Gordon Brown has dismissed demands for a second independence referendum, saying the nation needs “time to heal” emotionally and financially after the pandemic.
The former prime minster said separation should not be the route for Scotland and instead argued for a radical shakeup of the devolution settlement.
Mr Brown, speaking to the BBC, said: “The question of the moment is not whether you could have a referendum, the question is whether you should have a referendum.

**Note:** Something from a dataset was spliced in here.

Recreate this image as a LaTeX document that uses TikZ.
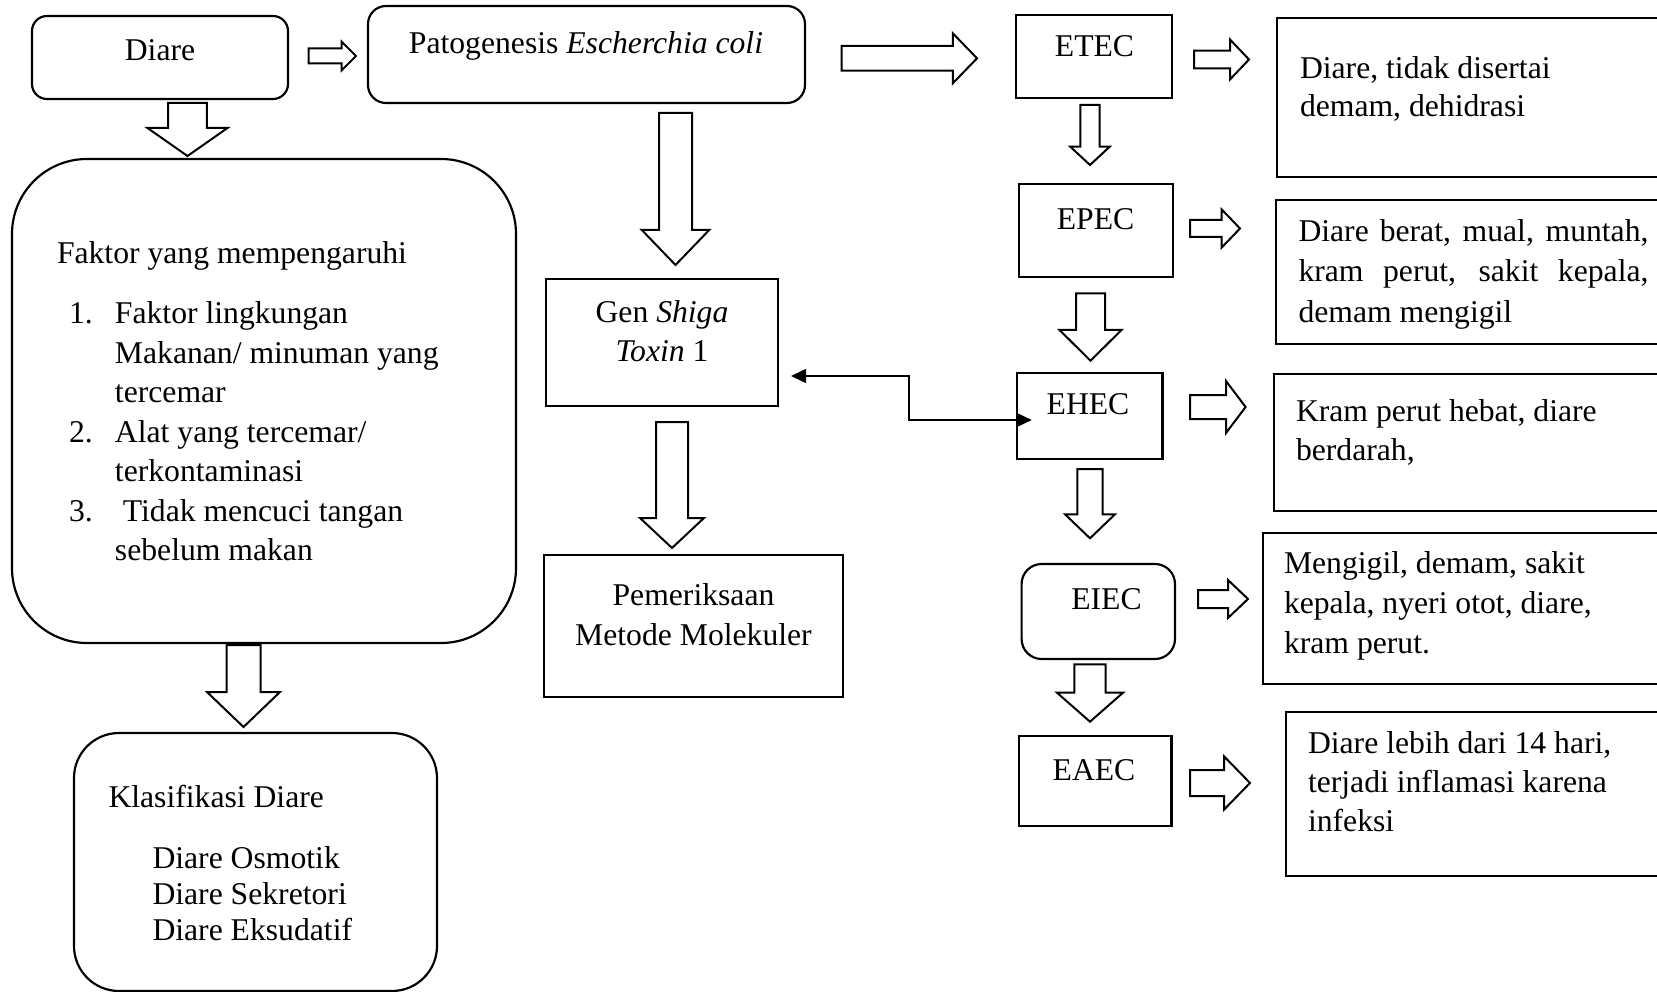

We’re in the middle of a virus, a recession, we’ve got huge problems.
“There’s got to be a time to heal before you go into any divisive, conflicting referendum that really will cause consternation in Scotland for months and months to come.”
The former Labour leader did acknowledge the groundswell in support for independence, but said moves away from the UK were not just found in Scotland.
“It’s not just a Scottish problem now and it’s not even just a Welsh problem, you see the revolt of the regions around the United Kingdom, they feel they’re not listened to, the government doesn’t consult, they’ve got the local knowledge but they don’t have the resources, the government’s got the resources but not the local knowledge.
“This is now a UK problem.”
He added: “You cannot straitjacket a multinational country and diverse regions into a centralised unitary state as they’ve been trying to do.
“I think we need a new plan for the future of the United Kingdom.”
Mr Brown, who played an instrumental role in the 2014 referendum campaign, sidestepped questions over whether he would be involved in the event a second vote was granted.
He said: “I think there are many people who will lead the unionist campaign in Scotland.”
His comments came after SNP Westminster leader Ian Blackford claimed his party “must” plan for indyref2 to take place in 2021.
In an interview with the Sunday National, Mr Blackford said: “We can find a way out of Boris’s Brexit Britain to Scotland reclaiming its independence as a country within the European Union, a country that will be respectful to the law, one where we’re seeking to build a fairer country, but one where we also recognise our responsibilities.
“And the way to do that is to continue to convince those seeing the settled will of the Scottish people with independence to come towards us.”
He added: “That referendum will take place and we need to plan that that referendum must take place in 2021.”